Aim of the task = Faithfully return all lines, omitting every embedded picture.

Supplied data =
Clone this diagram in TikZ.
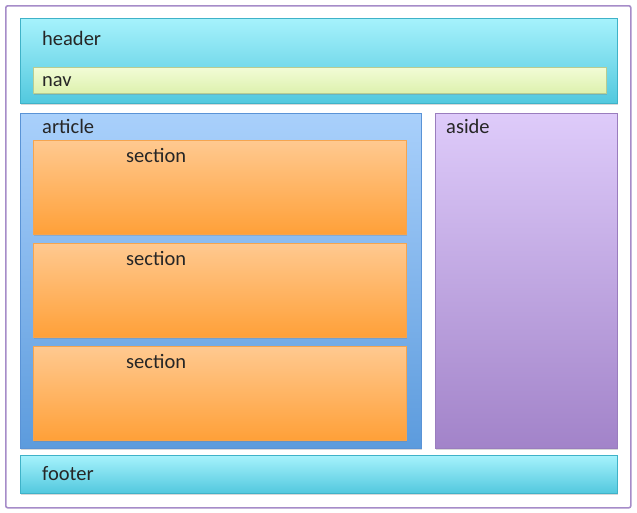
\documentclass[tikz,border=0pt]{standalone}
\usepackage{fontspec}
\setmainfont{Carlito}
\usetikzlibrary{shadows}

\definecolor{frameline}{HTML}{A68CC9}
\definecolor{cyantop}{HTML}{A6F2FC}
\definecolor{cyanbot}{HTML}{52C8DE}
\definecolor{cyanline}{HTML}{3FB2C8}
\definecolor{navtop}{HTML}{F2FCD6}
\definecolor{navbot}{HTML}{DDF1AE}
\definecolor{navline}{HTML}{B8CC92}
\definecolor{bluetop}{HTML}{A9D0FB}
\definecolor{bluebot}{HTML}{5C9BDD}
\definecolor{blueline}{HTML}{5A93D6}
\definecolor{lilactop}{HTML}{DECBFA}
\definecolor{lilacbot}{HTML}{A283C9}
\definecolor{lilacline}{HTML}{9A7DBE}
\definecolor{orangetop}{HTML}{FFC990}
\definecolor{orangebot}{HTML}{FFA038}
\definecolor{orangeline}{HTML}{F5A550}
\definecolor{tagtext}{HTML}{262626}

\begin{document}
\begin{tikzpicture}[x=1pt, y=-1pt,
  box/.style={anchor=north west, inner sep=0pt, line width=0.8pt,
    drop shadow={opacity=0.3, shadow xshift=1pt, shadow yshift=-1.5pt}},
  cyan box/.style={box, draw=cyanline, top color=cyantop, bottom color=cyanbot},
  nav box/.style={box, draw=navline, top color=navtop, bottom color=navbot},
  article box/.style={box, draw=blueline, top color=bluetop, bottom color=bluebot},
  aside box/.style={box, draw=lilacline, top color=lilactop, bottom color=lilacbot},
  section box/.style={box, draw=orangeline, top color=orangetop, bottom color=orangebot},
  tag/.style={anchor=base west, inner sep=0pt, text=tagtext,
    font=\fontsize{20.5}{24}\selectfont}]

\useasboundingbox [fill=white] (0,0) rectangle (637,512);

% outer frame
\node [draw=frameline, line width=1.6pt, rounded corners=2pt, anchor=north west,
  inner sep=0pt, minimum width=625pt, minimum height=502pt] (page) at (5,5) {};

% header and nav
\node [cyan box, minimum width=597pt, minimum height=85pt] (header) at (20,18) {};
\node [tag] (header text) at ([xshift=22pt, yshift=-27pt]header.north west) {header};
\node [nav box, minimum width=573pt, minimum height=26pt] (nav) at (33,67) {};
\node [tag] (nav text) at ([xshift=9pt, yshift=-19pt]nav.north west) {nav};

% article with its sections
\node [article box, minimum width=401pt, minimum height=335pt] (article) at (20,113) {};
\node [tag] (article text) at ([xshift=22pt, yshift=-20pt]article.north west) {article};
\foreach \n [evaluate={\y=140+103*(\n-1);}] in {1,2,3} {
  \node [section box, minimum width=373pt, minimum height=94pt] (section \n) at (33,\y) {};
  \node [tag] (section \n text) at ([xshift=93pt, yshift=-22pt]section \n.north west) {section};
}

% aside
\node [aside box, minimum width=182pt, minimum height=335pt] (aside) at (435,113) {};
\node [tag] (aside text) at ([xshift=11pt, yshift=-20pt]aside.north west) {aside};

% footer
\node [cyan box, minimum width=597pt, minimum height=38pt] (footer) at (20,455) {};
\node [tag] (footer text) at ([xshift=22pt, yshift=-25pt]footer.north west) {footer};
\end{tikzpicture}
\end{document}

Answer to this exercise =
Clone this diagram in TikZ.
\documentclass[tikz,border=0pt]{standalone}
\usepackage{fontspec}
\setmainfont{Carlito}
\usetikzlibrary{shadows}

\definecolor{frameline}{HTML}{A68CC9}
\definecolor{cyantop}{HTML}{A6F2FC}
\definecolor{cyanbot}{HTML}{52C8DE}
\definecolor{cyanline}{HTML}{3FB2C8}
\definecolor{navtop}{HTML}{F2FCD6}
\definecolor{navbot}{HTML}{DDF1AE}
\definecolor{navline}{HTML}{B8CC92}
\definecolor{bluetop}{HTML}{A9D0FB}
\definecolor{bluebot}{HTML}{5C9BDD}
\definecolor{blueline}{HTML}{5A93D6}
\definecolor{lilactop}{HTML}{DECBFA}
\definecolor{lilacbot}{HTML}{A283C9}
\definecolor{lilacline}{HTML}{9A7DBE}
\definecolor{orangetop}{HTML}{FFC990}
\definecolor{orangebot}{HTML}{FFA038}
\definecolor{orangeline}{HTML}{F5A550}
\definecolor{tagtext}{HTML}{262626}

\begin{document}
\begin{tikzpicture}[x=1pt, y=-1pt,
  box/.style={anchor=north west, inner sep=0pt, line width=0.8pt,
    drop shadow={opacity=0.3, shadow xshift=1pt, shadow yshift=-1.5pt}},
  cyan box/.style={box, draw=cyanline, top color=cyantop, bottom color=cyanbot},
  nav box/.style={box, draw=navline, top color=navtop, bottom color=navbot},
  article box/.style={box, draw=blueline, top color=bluetop, bottom color=bluebot},
  aside box/.style={box, draw=lilacline, top color=lilactop, bottom color=lilacbot},
  section box/.style={box, draw=orangeline, top color=orangetop, bottom color=orangebot},
  tag/.style={anchor=base west, inner sep=0pt, text=tagtext,
    font=\fontsize{20.5}{24}\selectfont}]

\useasboundingbox [fill=white] (0,0) rectangle (637,512);

% outer frame
\node [draw=frameline, line width=1.6pt, rounded corners=2pt, anchor=north west,
  inner sep=0pt, minimum width=625pt, minimum height=502pt] (page) at (5,5) {};

% header and nav
\node [cyan box, minimum width=597pt, minimum height=85pt] (header) at (20,18) {};
\node [tag] (header text) at ([xshift=22pt, yshift=-27pt]header.north west) {header};
\node [nav box, minimum width=573pt, minimum height=26pt] (nav) at (33,67) {};
\node [tag] (nav text) at ([xshift=9pt, yshift=-19pt]nav.north west) {nav};

% article with its sections
\node [article box, minimum width=401pt, minimum height=335pt] (article) at (20,113) {};
\node [tag] (article text) at ([xshift=22pt, yshift=-20pt]article.north west) {article};
\foreach \n [evaluate={\y=140+103*(\n-1);}] in {1,2,3} {
  \node [section box, minimum width=373pt, minimum height=94pt] (section \n) at (33,\y) {};
  \node [tag] (section \n text) at ([xshift=93pt, yshift=-22pt]section \n.north west) {section};
}

% aside
\node [aside box, minimum width=182pt, minimum height=335pt] (aside) at (435,113) {};
\node [tag] (aside text) at ([xshift=11pt, yshift=-20pt]aside.north west) {aside};

% footer
\node [cyan box, minimum width=597pt, minimum height=38pt] (footer) at (20,455) {};
\node [tag] (footer text) at ([xshift=22pt, yshift=-25pt]footer.north west) {footer};
\end{tikzpicture}
\end{document}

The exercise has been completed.